One of my friends lived in the house that I’ve marked with yellow. She lived with her grandmother. An enormous sycamore tree grew in that yard, and every morning, the grandmother would take a household broom, and she would sweep the grassless earth beneath that tree. Even when I was a child, I thought that it was odd that anyone would sweep the earth, but I’ll have to admit that in doing so, she prepared a perfect spot for my friend and I to throw down a homemade quilt, where we could sit in the shade and play with our dolls until dark.

Another of my friends lived in the house that I have colored in purple.

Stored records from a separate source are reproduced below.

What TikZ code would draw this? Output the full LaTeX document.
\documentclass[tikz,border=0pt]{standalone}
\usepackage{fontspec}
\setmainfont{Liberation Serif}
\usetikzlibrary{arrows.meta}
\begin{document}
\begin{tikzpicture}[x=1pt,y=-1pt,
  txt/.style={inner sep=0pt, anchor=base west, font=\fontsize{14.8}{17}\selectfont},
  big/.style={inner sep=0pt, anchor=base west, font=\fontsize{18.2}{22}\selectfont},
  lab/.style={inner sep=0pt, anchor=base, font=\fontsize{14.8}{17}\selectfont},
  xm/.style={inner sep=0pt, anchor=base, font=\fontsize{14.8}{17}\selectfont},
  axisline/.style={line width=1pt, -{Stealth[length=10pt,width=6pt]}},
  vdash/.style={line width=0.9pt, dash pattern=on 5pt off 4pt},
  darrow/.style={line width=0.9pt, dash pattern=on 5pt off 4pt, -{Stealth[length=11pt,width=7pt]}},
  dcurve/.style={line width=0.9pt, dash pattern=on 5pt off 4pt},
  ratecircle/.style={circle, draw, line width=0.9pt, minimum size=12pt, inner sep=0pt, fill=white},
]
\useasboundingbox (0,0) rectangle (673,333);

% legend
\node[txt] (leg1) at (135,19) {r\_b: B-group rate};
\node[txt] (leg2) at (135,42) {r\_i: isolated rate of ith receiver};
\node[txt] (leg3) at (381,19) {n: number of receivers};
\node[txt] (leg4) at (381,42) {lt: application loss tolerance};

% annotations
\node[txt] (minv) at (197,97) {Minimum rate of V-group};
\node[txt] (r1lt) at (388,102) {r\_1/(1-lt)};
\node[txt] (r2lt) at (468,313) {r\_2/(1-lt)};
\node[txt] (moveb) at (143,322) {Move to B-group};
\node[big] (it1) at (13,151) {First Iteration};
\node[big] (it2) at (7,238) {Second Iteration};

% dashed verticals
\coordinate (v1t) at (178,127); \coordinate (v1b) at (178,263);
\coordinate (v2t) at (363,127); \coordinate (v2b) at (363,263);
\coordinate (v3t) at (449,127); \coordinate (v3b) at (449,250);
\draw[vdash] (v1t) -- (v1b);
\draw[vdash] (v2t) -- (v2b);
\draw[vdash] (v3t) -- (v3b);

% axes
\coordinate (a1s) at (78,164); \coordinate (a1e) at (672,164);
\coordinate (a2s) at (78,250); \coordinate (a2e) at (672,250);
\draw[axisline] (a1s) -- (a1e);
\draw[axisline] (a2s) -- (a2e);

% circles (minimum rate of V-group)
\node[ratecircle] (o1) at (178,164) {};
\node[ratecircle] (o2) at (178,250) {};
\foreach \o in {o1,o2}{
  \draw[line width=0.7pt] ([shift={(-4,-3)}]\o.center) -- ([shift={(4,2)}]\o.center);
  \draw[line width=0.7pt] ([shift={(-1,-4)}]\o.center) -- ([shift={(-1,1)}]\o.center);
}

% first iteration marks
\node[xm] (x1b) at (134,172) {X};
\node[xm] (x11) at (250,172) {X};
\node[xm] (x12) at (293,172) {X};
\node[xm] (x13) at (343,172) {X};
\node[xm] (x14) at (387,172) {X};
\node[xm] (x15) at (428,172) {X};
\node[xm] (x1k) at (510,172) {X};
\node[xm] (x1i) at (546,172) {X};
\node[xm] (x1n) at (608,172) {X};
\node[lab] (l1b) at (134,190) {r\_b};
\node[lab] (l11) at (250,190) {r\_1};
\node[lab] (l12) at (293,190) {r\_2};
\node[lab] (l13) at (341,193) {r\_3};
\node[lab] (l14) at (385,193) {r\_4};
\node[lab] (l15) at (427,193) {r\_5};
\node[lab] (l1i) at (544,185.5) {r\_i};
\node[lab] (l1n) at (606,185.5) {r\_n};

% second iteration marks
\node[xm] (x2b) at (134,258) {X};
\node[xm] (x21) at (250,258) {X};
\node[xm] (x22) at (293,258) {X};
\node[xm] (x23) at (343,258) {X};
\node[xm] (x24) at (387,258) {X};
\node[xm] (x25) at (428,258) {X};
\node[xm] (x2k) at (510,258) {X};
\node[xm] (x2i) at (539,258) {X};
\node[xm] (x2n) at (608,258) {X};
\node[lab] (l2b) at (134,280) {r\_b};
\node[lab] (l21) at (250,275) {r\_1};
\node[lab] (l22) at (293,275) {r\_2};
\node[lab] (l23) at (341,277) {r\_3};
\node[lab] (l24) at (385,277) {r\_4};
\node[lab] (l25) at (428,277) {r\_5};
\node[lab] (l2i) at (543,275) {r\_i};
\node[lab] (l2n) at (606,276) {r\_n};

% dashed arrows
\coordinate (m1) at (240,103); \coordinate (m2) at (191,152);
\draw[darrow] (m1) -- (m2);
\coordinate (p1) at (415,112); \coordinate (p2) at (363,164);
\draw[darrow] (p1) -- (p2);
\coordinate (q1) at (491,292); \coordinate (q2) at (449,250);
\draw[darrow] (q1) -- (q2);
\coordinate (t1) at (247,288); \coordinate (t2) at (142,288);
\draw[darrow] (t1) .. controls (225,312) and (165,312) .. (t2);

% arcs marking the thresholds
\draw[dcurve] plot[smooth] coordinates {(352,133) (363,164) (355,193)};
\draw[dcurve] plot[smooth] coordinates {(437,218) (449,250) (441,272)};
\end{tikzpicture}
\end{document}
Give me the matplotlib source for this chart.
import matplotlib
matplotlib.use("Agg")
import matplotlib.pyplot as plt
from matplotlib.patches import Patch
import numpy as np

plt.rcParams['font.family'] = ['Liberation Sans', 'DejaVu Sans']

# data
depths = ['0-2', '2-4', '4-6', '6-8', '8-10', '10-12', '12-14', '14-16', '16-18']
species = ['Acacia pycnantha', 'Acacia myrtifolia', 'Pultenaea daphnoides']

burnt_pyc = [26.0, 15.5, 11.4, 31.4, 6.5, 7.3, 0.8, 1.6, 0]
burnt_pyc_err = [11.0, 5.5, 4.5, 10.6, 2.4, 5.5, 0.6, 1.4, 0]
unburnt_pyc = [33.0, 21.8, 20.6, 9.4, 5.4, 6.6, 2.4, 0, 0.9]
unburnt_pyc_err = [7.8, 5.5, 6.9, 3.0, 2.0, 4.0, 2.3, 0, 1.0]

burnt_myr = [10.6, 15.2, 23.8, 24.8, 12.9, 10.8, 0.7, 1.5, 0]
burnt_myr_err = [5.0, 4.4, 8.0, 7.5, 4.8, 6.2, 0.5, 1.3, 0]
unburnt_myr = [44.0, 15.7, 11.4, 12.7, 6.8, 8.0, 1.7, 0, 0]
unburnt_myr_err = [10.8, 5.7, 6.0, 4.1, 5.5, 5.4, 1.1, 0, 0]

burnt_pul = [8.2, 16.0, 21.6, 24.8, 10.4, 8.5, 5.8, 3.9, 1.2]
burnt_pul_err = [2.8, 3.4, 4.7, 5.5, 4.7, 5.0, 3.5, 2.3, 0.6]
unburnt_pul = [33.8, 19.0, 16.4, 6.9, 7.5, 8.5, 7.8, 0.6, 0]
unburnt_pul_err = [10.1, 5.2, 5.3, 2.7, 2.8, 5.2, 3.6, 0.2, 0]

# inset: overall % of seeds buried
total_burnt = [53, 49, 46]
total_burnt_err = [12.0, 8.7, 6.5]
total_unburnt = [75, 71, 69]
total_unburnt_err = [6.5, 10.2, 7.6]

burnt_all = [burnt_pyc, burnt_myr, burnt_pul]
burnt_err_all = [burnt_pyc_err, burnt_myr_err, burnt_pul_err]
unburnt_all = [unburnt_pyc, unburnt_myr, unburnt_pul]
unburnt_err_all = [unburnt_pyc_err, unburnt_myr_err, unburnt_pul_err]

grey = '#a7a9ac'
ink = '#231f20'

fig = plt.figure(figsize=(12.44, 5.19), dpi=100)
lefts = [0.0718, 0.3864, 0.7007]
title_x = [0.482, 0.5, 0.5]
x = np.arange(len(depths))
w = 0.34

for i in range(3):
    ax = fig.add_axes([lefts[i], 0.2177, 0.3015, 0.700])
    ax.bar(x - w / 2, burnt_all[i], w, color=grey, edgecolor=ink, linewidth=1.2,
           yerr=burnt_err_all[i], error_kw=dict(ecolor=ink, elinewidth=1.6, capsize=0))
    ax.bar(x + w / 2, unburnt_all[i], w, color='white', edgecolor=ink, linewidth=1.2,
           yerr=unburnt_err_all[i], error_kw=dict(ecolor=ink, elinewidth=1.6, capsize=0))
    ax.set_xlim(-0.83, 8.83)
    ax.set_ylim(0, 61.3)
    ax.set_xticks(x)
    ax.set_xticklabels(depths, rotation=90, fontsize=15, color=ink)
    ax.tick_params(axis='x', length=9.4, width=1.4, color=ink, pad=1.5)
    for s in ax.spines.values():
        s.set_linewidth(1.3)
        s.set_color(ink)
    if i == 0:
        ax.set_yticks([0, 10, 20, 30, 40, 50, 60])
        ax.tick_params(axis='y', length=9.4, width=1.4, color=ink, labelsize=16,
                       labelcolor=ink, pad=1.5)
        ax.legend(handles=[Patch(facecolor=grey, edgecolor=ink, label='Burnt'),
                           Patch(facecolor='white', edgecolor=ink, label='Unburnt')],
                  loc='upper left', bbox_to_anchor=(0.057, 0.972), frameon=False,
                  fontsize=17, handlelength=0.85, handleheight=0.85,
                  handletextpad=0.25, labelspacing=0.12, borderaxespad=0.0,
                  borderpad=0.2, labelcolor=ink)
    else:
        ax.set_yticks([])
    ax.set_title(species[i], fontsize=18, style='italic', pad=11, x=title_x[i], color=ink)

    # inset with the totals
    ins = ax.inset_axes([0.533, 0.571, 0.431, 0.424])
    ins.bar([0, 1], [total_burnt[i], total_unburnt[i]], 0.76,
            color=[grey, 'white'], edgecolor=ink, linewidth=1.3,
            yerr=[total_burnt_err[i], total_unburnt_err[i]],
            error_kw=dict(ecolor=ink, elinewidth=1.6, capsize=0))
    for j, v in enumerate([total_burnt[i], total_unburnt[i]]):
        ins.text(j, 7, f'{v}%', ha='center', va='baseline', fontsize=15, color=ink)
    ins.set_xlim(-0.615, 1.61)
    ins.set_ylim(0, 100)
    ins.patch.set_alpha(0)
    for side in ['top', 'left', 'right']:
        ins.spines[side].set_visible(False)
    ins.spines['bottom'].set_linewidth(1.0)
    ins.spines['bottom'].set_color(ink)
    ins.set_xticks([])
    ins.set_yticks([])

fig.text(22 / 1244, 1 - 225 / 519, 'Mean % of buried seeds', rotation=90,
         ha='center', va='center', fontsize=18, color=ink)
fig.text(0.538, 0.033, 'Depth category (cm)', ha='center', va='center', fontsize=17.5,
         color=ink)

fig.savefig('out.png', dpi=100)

Because that family didn’t grow a garden and because they didn’t have a backyard fence, I always cut through that friend’s yard when I would walk to my grandma’s house. But one day, I saw that friend’s mother chop off a chicken’s head and boil it in a black cauldron that sat on top of stones that were circled to make a fire ring in their backyard. Again, that event frightened me, too, and for a while, I considered looking for a less treacherous path to my grandmother’s house. But in every other way, I had found the perfect route from my house to my grandmother’s house, and my grandmother’s house was my second home.

But rest assured that as soon as I got close to that purple house, I began sniffing for a wood fire, and I began listening for the screeches of a chicken in peril. Even when I had determined that the coast was clear, I tiptoed the rest of the way home.